Nor does walking with God refer to just an awareness of living in God’s presence. It doesn’t mean that we know we have dealings with God. This everyone knows. “Because when they knew God, they glorified Him not as God.” Even the worst heathens were aware of God. All men are aware of God’s presence, even though “they do not like to retain God in their knowledge.”
Walking with God is an intimate relationship with Him. To realize that God is present is one thing: to have fellowship of love with that God is quite another. Walking with God is the privilege of His children only, whom He leads step by step along the paths of life. The child of God confesses that God surrounds him and has laid His hands upon him. He confesses that God is above him, below him, all around him, that we live and move in Him and are conscious of Him.
But walking with God is something more than this. We read that Enoch walked with God. This seems to imply some kind of unity or agreement between God and us. We and God, after all, are walking in the same direction. This harmony is based on the fact that God’s will is become our will; God’s purpose, our purpose; God’s Word, our Word. God walks in his perfection, in His law, and we must walk with Him there.
We not only know there is a God, but we actually speak to Him. Walking with God we bring Him our joys and sorrows, not as if He were afar off, but nearby. In this intimate relationship we confide our secrets to Him, tell Him things we would not tell others and bring Him matters probably none other would understand. And God answers us. Seeking advice and guidance from Him, He gives it and we receive it in submission.

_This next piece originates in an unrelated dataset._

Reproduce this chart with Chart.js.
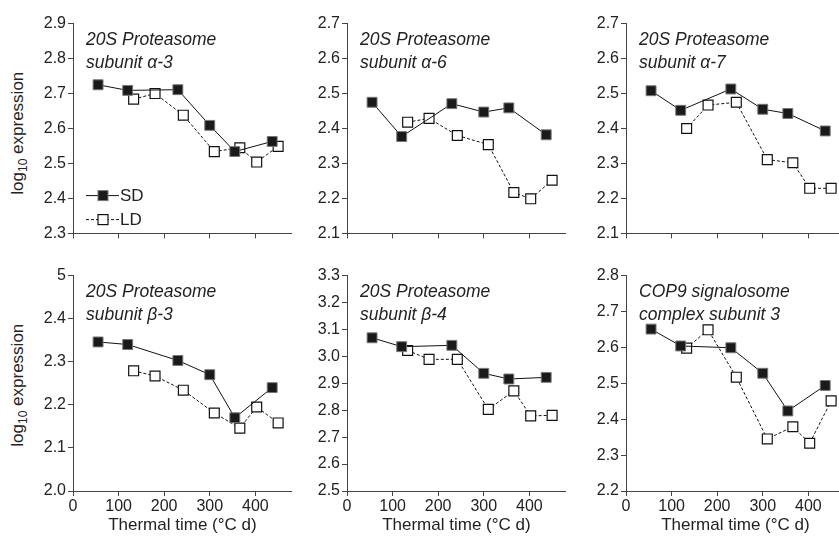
<!DOCTYPE html>
<html>
<head>
<meta charset="utf-8">
<script src="https://cdn.jsdelivr.net/npm/chart.js@4.4.1/dist/chart.umd.min.js"></script>
<style>
  body { margin: 0; width: 839px; height: 536px; overflow: hidden; background: #fff; position: relative;
         font-family: "Liberation Sans", Arial, sans-serif; color: #222; }
  .panel { position: absolute; }
  .ytitle { position: absolute; width: 200px; text-align: center; font-size: 17px; transform: rotate(-90deg); }
  .ytitle sub { font-size: 12px; }
</style>
</head>
<body>
<div class="ytitle" style="left:-81px; top:122px;">log<sub>10</sub> expression</div>
<div class="ytitle" style="left:-81px; top:374px;">log<sub>10</sub> expression</div>

<script>
// thermal time of each sampling (°C d)
const sdTime = [55, 120, 230, 300, 355, 437];
const ldTime = [133, 180, 242, 310, 366, 403, 450];

const panelTitles = [
  ['20S Proteasome', 'subunit α-3'],
  ['20S Proteasome', 'subunit α-6'],
  ['20S Proteasome', 'subunit α-7'],
  ['20S Proteasome', 'subunit β-3'],
  ['20S Proteasome', 'subunit β-4'],
  ['COP9 signalosome', 'complex subunit 3']
];

// log10 expression, short days (SD) and long days (LD)
const alpha3Sd = [2.725, 2.709, 2.711, 2.609, 2.534, 2.563];
const alpha3Ld = [2.684, 2.700, 2.638, 2.534, 2.545, 2.504, 2.549];
const alpha6Sd = [2.475, 2.377, 2.471, 2.447, 2.459, 2.382];
const alpha6Ld = [2.418, 2.429, 2.380, 2.354, 2.217, 2.199, 2.252];
const alpha7Sd = [2.508, 2.452, 2.513, 2.455, 2.443, 2.393];
const alpha7Ld = [2.400, 2.467, 2.475, 2.311, 2.302, 2.229, 2.229];
const beta3Sd = [2.346, 2.340, 2.303, 2.270, 2.170, 2.240];
const beta3Ld = [2.279, 2.267, 2.234, 2.181, 2.146, 2.195, 2.158];
const beta4Sd = [3.069, 3.036, 3.041, 2.937, 2.916, 2.922];
const beta4Ld = [3.022, 2.989, 2.989, 2.803, 2.872, 2.779, 2.781];
const cop9Sd = [2.651, 2.604, 2.599, 2.528, 2.423, 2.494];
const cop9Ld = [2.598, 2.649, 2.517, 2.345, 2.379, 2.333, 2.451];

const sdSeries = [alpha3Sd, alpha6Sd, alpha7Sd, beta3Sd, beta4Sd, cop9Sd];
const ldSeries = [alpha3Ld, alpha6Ld, alpha7Ld, beta3Ld, beta4Ld, cop9Ld];

const yMins = [2.3, 2.1, 2.1, 2.0, 2.5, 2.2];
const yMaxs = [2.9, 2.7, 2.7, 2.5, 3.3, 2.8];
const xTicks = [0, 100, 200, 300, 400];
const xMax = 480;

// layout of the six plot areas
const plotLefts = [73, 347, 626];
const plotTops = [21, 273];
const plotW = 219, plotH = 218;
const yAxisW = 45, padTop = 9;

const axisColor = '#444';
const textColor = '#222';
const fontFam = '"Liberation Sans", Arial, sans-serif';

const panelLabel = {
  id: 'panelLabel',
  afterDraw(chart, args, opts) {
    const { ctx, chartArea } = chart;
    ctx.save();
    ctx.fillStyle = textColor;
    ctx.font = 'italic 17.5px ' + fontFam;
    ctx.textBaseline = 'alphabetic';
    ctx.fillText(opts.lines[0], chartArea.left + 13, chartArea.top + 21);
    ctx.fillText(opts.lines[1], chartArea.left + 13, chartArea.top + 44);
    ctx.restore();
  }
};

const inlineLegend = {
  id: 'inlineLegend',
  afterDraw(chart, args, opts) {
    if (!opts.show) return;
    const { ctx, chartArea } = chart;
    const x0 = chartArea.left + 13, x1 = chartArea.left + 46, xm = chartArea.left + 30;
    chart.data.datasets.forEach((ds, i) => {
      const y = chartArea.top + 172 + i * 24;
      ctx.save();
      ctx.strokeStyle = '#111';
      ctx.lineWidth = 1;
      ctx.setLineDash(ds.borderDash || []);
      ctx.beginPath();
      ctx.moveTo(x0, y); ctx.lineTo(x1, y);
      ctx.stroke();
      ctx.setLineDash([]);
      ctx.fillStyle = ds.pointBackgroundColor;
      ctx.strokeStyle = ds.pointBorderColor;
      ctx.lineWidth = ds.pointBorderWidth;
      ctx.fillRect(xm - 5, y - 5, 10, 10);
      ctx.strokeRect(xm - 5, y - 5, 10, 10);
      ctx.fillStyle = textColor;
      ctx.font = '17px ' + fontFam;
      ctx.textBaseline = 'middle';
      ctx.fillText(ds.label, x1 + 1, y + 1);
      ctx.restore();
    });
  }
};

function makePanel(i) {
  const row = Math.floor(i / 3), col = i % 3;
  const bottomRow = row === 1;
  const xAxisH = bottomRow ? 45 : 6;
  const canvasW = yAxisW + plotW + 8;
  const canvasH = padTop + plotH + xAxisH;

  const div = document.createElement('div');
  div.className = 'panel';
  div.style.left = (plotLefts[col] - yAxisW) + 'px';
  div.style.top = (plotTops[row] - padTop) + 'px';
  const canvas = document.createElement('canvas');
  canvas.width = canvasW;
  canvas.height = canvasH;
  div.appendChild(canvas);
  document.body.appendChild(div);

  new Chart(canvas.getContext('2d'), {
    type: 'line',
    data: {
      datasets: [{
        label: 'SD',
        data: sdTime.map((t, k) => ({ x: t, y: sdSeries[i][k] })),
        borderColor: '#111',
        borderWidth: 1,
        pointStyle: 'rect',
        pointRadius: 7,
        pointBackgroundColor: '#1a1a1a',
        pointBorderColor: '#777',
        pointBorderWidth: 1,
        tension: 0
      }, {
        label: 'LD',
        data: ldTime.map((t, k) => ({ x: t, y: ldSeries[i][k] })),
        borderColor: '#111',
        borderWidth: 1,
        borderDash: [3, 2],
        pointStyle: 'rect',
        pointRadius: 7,
        pointBackgroundColor: '#fff',
        pointBorderColor: '#111',
        pointBorderWidth: 1.2,
        tension: 0
      }]
    },
    options: {
      responsive: false,
      animation: false,
      layout: { padding: { top: padTop, right: 8, left: 0, bottom: 0 } },
      plugins: {
        legend: { display: false },
        tooltip: { enabled: false },
        panelLabel: { lines: panelTitles[i] },
        inlineLegend: { show: i === 0 }
      },
      scales: {
        x: {
          type: 'linear',
          min: 0,
          max: xMax,
          afterFit: s => { s.height = xAxisH; },
          afterBuildTicks: s => { s.ticks = xTicks.map(v => ({ value: v })); },
          grid: { drawOnChartArea: false, tickLength: 5, color: axisColor },
          border: { color: axisColor, width: 1 },
          ticks: {
            display: bottomRow,
            color: textColor,
            font: { size: 16, family: fontFam },
            padding: 1,
            maxRotation: 0
          },
          title: {
            display: bottomRow,
            text: 'Thermal time (°C d)',
            color: textColor,
            font: { size: 17, family: fontFam },
            padding: { top: 0, bottom: 0 }
          }
        },
        y: {
          min: yMins[i],
          max: yMaxs[i],
          afterFit: s => { s.width = yAxisW; },
          grid: { drawOnChartArea: false, tickLength: 5, color: axisColor },
          border: { color: axisColor, width: 1 },
          ticks: {
            stepSize: 0.1,
            color: textColor,
            padding: 2,
            font: { size: 16, family: fontFam },
            // the beta-3 panel prints its top tick as "5"
            callback: v => (i === 3 && Math.abs(v - 2.5) < 1e-6) ? '5' : v.toFixed(1)
          }
        }
      }
    },
    plugins: [panelLabel, inlineLegend]
  });
}

for (let i = 0; i < 6; i++) makePanel(i);
</script>
</body>
</html>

Although the disciples literally walked with Jesus many times while He was on this earth, they continued to do so in a much more glorious sense when He was taken from them. For the Holy Spirit now brought them God’s presence. Walking with God, therefore, is walking in the Spirit, not in the flesh. The Spirit dwells in our hearts, makes us aware of God’s presence, and God becomes the center of our lives.
God alone makes walking with Him possible. He has chosen His people, and chooses them to walk with Him. It is evident, then, that God cannot have fellowship with darkness and cannot walk with those that are unclean. God’s delight is only with the perfect, with those that walk in harmony with His law.
To walk with God, we must also find God. We cannot accidentally come across Him here or there, for He is not at the disposal of anyone. God must make Himself able to be found by us. He does this through His holy revelation. There and there alone God wills that His people shall find Him. Yet even then we need God to illumine and enlighten our eyes and minds, so that we can consciously come in contact with Him. In this way we learn to know who and what our God is, and about His friendship and love toward us.
This walking with God is now carried on in the midst of this world. Our lives will clearly show that we walk with God. This is part of the putting on of our new man. We understand that walking with God forbids the friendship of the world. “If any man love the world, the love of God is not in him.” How popular it is today to try to be friends of both God and the world! God is jealous of His friendship, however, and does not allow us to walk with both Himself and the world. And we would not, either, for what more could we desire than the friendship of God? We cannot walk with God and also walk where God could not walk. We cannot walk with God and also sit in the scorner’s seat.
Today we can only walk with God in a very small way. While we are still on earth, we are imperfect, and we are often inclined to stumble along the way. Our gift from God of walking with Him now becomes more precious to us as judgment day comes nearer and nearer. We eagerly look forward to the time when we will one day walk with our Lord in complete and beautiful perfection.